Durant moved with the team from Seattle following the 2007-08 season. He’s spent his entire career as a member of this franchise and for the last eight seasons, he’s had Russell Westbrook as his wingman.

But the Thunder, who advanced to the NBA Finals in 2012, haven't been able to get back since. And there are no promises that the young Thunder roster will develop quickly enough to keep him in OKC.

For now, he played the role of a star. He said all the right things and he let the accomplishments of his team take center stage, instead of opening up a can of worms.

“When you sit down and look back at what happened throughout the season, you can be proud of not just the players, but everyone in the organization from top to the bottom. People that you guys don’t know or ever see contribute to what we bring on the court.

“That’s just pride, effort, passion for the game,” Durant continued. “Pure love for the game every single night, and that comes from just walking into our practice facility every single day and feeling those vibes and feeling that energy from everyone.”

Durant doesn’t sound like a player ready to jump at the first max offer that comes his way. It will be a deliberate decision that will not only shape the future of the Thunder, but potentially another team as well. He’s a franchise player in the truest sense and at 28-years-old, he has plenty of basketball left in the tank.

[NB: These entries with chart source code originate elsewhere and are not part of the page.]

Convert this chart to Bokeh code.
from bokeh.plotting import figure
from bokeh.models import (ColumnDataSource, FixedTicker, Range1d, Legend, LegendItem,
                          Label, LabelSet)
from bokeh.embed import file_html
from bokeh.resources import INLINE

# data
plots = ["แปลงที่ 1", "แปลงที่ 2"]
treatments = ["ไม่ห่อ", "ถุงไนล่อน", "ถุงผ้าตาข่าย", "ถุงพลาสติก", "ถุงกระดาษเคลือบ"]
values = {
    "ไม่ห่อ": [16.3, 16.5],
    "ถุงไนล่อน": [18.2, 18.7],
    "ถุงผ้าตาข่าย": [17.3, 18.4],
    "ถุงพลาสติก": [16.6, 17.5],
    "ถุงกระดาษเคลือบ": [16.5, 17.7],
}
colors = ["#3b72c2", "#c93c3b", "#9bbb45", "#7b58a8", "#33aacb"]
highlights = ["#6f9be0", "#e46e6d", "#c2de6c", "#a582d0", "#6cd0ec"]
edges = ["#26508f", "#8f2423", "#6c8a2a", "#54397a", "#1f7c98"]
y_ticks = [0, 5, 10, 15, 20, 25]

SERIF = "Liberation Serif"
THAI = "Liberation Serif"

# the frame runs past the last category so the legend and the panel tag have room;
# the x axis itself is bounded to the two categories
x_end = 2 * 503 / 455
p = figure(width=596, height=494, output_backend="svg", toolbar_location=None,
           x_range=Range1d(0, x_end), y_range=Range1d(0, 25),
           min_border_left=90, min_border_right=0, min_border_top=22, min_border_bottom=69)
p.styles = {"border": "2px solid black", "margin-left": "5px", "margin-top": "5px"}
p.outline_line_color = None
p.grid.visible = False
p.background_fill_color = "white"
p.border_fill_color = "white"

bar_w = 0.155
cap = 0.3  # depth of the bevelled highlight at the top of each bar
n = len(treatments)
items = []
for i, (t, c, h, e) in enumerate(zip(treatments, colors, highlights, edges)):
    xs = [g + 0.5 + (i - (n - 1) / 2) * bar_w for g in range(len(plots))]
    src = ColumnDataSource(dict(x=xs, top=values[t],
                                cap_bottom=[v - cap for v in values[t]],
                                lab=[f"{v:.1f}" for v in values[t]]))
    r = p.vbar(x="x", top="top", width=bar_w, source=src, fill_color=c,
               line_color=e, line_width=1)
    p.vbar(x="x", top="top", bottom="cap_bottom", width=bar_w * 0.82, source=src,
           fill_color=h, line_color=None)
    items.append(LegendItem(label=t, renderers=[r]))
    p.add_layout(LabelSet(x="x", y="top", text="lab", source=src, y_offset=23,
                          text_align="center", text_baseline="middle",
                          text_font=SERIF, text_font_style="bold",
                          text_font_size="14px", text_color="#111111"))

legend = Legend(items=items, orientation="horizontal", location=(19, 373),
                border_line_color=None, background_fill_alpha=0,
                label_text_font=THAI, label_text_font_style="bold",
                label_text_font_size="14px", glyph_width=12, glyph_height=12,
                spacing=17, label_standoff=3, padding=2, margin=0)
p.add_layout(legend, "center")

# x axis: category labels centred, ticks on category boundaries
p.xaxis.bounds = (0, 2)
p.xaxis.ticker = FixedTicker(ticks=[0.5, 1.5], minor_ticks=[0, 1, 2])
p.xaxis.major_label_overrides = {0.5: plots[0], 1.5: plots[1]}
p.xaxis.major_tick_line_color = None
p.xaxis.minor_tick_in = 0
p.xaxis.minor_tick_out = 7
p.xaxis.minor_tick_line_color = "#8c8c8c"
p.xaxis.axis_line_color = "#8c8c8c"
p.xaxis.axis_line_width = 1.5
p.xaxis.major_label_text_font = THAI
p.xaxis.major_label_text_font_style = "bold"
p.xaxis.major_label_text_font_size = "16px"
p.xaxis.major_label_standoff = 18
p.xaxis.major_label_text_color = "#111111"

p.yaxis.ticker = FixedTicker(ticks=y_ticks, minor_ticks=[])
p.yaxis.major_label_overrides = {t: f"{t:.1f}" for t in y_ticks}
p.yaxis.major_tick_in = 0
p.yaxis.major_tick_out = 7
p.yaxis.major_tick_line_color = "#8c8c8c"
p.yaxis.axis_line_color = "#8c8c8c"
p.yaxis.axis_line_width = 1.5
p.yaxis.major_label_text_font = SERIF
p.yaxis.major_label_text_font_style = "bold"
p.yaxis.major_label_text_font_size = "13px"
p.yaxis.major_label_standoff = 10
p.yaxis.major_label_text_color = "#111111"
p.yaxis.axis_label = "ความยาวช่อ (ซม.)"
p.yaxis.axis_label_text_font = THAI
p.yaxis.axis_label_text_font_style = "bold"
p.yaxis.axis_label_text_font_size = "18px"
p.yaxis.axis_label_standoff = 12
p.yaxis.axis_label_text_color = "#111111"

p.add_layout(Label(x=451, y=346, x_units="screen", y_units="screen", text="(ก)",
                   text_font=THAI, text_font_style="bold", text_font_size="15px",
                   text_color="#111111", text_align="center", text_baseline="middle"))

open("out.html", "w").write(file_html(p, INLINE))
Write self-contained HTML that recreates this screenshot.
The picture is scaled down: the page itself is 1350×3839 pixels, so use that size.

For the Thunder, there is no shame in losing to the Warriors. Golden State is the defending champion. They won 73 games in the regular season and they are packed with All-Star players.

Has Durant taken the Thunder as far as they can go? Is there enough room for development from young players like Andre Roberson, Dion Waiters, Steven Adams and Enes Kanter to entice him to stay?

This is one of the league’s biggest question marks that has to be answered this summer. In the matter of a week’s time, Oklahoma has gone from a 3-1 advantage in the Western Conference Finals to elimination. And now they are forced to ponder the fate of their best player. Welcome to the high stakes game of the NBA.